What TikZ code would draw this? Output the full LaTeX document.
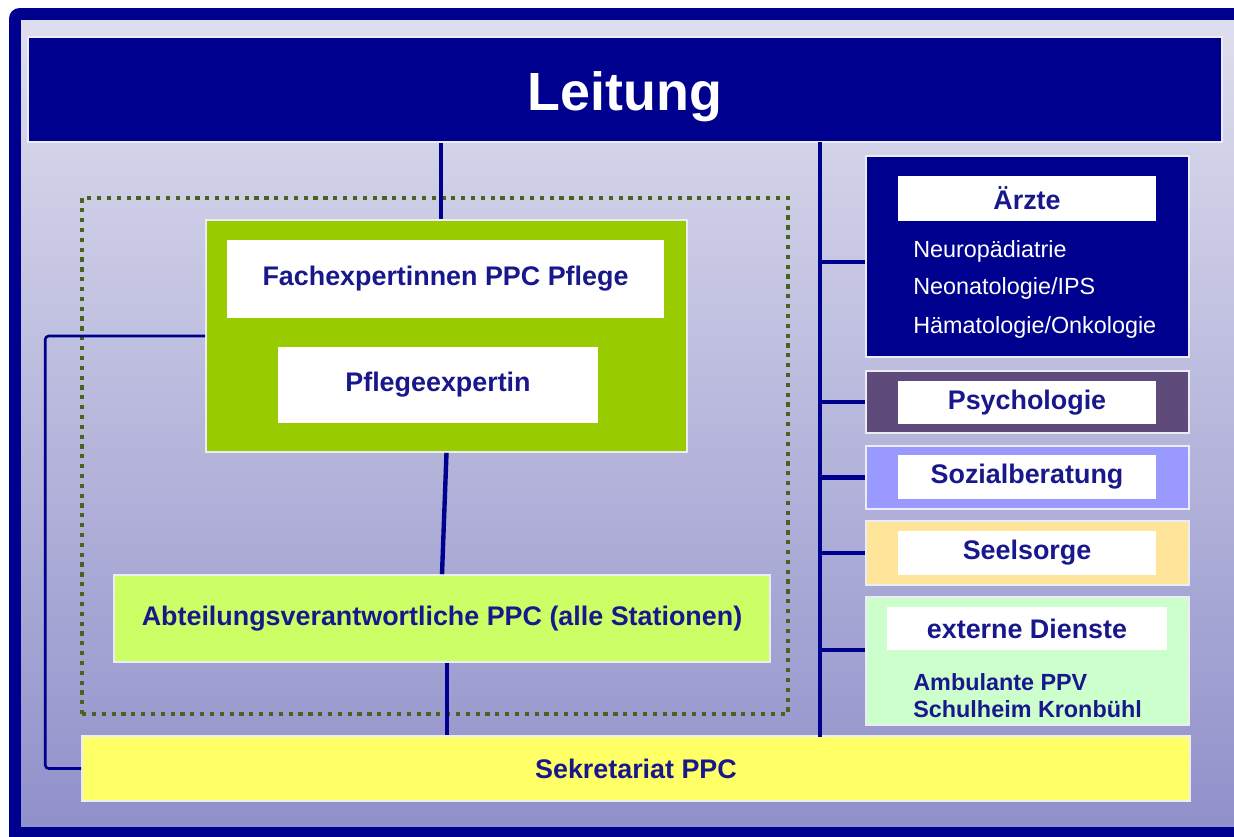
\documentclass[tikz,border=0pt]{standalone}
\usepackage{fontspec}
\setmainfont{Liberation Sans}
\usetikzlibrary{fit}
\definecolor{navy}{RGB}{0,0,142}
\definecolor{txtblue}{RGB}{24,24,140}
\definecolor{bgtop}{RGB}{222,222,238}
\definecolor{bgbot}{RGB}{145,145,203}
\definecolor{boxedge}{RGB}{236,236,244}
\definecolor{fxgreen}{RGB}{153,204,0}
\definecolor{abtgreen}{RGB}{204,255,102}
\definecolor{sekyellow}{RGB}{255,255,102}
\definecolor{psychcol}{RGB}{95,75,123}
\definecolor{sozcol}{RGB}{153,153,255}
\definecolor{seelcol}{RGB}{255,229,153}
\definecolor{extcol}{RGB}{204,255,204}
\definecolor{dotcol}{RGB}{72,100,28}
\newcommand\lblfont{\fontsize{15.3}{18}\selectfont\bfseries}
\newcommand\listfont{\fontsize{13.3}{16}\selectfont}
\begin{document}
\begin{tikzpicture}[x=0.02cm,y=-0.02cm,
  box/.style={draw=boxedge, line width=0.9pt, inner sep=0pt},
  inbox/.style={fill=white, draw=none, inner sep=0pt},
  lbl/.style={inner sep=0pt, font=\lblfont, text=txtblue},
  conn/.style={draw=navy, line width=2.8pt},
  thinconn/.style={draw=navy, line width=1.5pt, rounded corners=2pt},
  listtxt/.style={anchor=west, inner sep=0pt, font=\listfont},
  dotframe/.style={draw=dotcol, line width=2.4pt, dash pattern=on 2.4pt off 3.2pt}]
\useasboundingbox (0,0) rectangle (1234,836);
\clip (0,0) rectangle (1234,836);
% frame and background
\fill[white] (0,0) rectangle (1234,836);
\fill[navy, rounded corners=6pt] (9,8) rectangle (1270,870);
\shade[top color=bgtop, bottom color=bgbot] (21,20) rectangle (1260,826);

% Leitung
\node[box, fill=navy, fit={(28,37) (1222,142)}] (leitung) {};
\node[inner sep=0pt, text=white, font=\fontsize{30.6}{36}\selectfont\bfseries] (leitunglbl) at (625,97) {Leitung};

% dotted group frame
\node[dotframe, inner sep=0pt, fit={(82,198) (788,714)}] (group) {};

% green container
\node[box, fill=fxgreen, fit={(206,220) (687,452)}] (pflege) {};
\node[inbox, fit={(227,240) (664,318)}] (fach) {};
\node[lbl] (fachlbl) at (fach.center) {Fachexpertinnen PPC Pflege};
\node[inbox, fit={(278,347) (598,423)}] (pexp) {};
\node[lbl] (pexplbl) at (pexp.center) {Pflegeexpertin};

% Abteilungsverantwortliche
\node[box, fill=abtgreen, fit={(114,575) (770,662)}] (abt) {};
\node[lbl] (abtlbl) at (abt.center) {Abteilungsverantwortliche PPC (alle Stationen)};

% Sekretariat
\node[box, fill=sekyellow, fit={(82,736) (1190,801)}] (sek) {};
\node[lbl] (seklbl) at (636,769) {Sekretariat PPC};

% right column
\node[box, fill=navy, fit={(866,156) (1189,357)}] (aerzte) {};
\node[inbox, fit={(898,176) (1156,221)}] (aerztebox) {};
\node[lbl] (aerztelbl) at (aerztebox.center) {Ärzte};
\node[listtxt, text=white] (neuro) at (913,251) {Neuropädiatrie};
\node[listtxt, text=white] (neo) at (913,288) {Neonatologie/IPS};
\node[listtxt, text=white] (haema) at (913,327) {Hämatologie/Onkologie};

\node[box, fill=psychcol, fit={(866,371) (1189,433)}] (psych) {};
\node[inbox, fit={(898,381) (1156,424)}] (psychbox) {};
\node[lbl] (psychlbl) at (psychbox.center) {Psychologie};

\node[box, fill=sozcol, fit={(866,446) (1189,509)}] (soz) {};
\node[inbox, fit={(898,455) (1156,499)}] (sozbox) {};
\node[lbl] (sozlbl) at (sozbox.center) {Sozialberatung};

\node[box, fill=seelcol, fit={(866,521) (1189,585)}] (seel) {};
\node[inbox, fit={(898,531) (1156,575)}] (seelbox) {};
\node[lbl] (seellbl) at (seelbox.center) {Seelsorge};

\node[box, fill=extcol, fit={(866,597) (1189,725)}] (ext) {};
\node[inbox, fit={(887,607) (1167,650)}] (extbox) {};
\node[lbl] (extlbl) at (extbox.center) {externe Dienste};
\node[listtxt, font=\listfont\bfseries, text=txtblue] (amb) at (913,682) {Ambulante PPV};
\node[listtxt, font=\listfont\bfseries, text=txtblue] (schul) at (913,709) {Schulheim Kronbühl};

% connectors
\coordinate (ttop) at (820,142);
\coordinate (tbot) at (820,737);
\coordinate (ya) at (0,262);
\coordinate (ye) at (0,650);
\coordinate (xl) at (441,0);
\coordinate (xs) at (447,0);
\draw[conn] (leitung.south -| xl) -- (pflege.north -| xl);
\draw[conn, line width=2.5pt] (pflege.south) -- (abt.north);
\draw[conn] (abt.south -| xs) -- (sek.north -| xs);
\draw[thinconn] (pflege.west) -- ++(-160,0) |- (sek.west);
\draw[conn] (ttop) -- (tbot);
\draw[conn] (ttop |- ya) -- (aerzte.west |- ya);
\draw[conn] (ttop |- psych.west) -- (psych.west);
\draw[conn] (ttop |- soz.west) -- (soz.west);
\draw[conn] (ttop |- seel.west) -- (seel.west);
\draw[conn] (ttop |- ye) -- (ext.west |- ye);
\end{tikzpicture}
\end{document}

What you have to do —
From the top of the listing above, repeat each line exactly until you reach the line containing "(21,20) rectangle (1260,826);", and repeat that one too. Leave the pictures out.

Response to this exercise —
What TikZ code would draw this? Output the full LaTeX document.
\documentclass[tikz,border=0pt]{standalone}
\usepackage{fontspec}
\setmainfont{Liberation Sans}
\usetikzlibrary{fit}
\definecolor{navy}{RGB}{0,0,142}
\definecolor{txtblue}{RGB}{24,24,140}
\definecolor{bgtop}{RGB}{222,222,238}
\definecolor{bgbot}{RGB}{145,145,203}
\definecolor{boxedge}{RGB}{236,236,244}
\definecolor{fxgreen}{RGB}{153,204,0}
\definecolor{abtgreen}{RGB}{204,255,102}
\definecolor{sekyellow}{RGB}{255,255,102}
\definecolor{psychcol}{RGB}{95,75,123}
\definecolor{sozcol}{RGB}{153,153,255}
\definecolor{seelcol}{RGB}{255,229,153}
\definecolor{extcol}{RGB}{204,255,204}
\definecolor{dotcol}{RGB}{72,100,28}
\newcommand\lblfont{\fontsize{15.3}{18}\selectfont\bfseries}
\newcommand\listfont{\fontsize{13.3}{16}\selectfont}
\begin{document}
\begin{tikzpicture}[x=0.02cm,y=-0.02cm,
  box/.style={draw=boxedge, line width=0.9pt, inner sep=0pt},
  inbox/.style={fill=white, draw=none, inner sep=0pt},
  lbl/.style={inner sep=0pt, font=\lblfont, text=txtblue},
  conn/.style={draw=navy, line width=2.8pt},
  thinconn/.style={draw=navy, line width=1.5pt, rounded corners=2pt},
  listtxt/.style={anchor=west, inner sep=0pt, font=\listfont},
  dotframe/.style={draw=dotcol, line width=2.4pt, dash pattern=on 2.4pt off 3.2pt}]
\useasboundingbox (0,0) rectangle (1234,836);
\clip (0,0) rectangle (1234,836);
% frame and background
\fill[white] (0,0) rectangle (1234,836);
\fill[navy, rounded corners=6pt] (9,8) rectangle (1270,870);
\shade[top color=bgtop, bottom color=bgbot] (21,20) rectangle (1260,826);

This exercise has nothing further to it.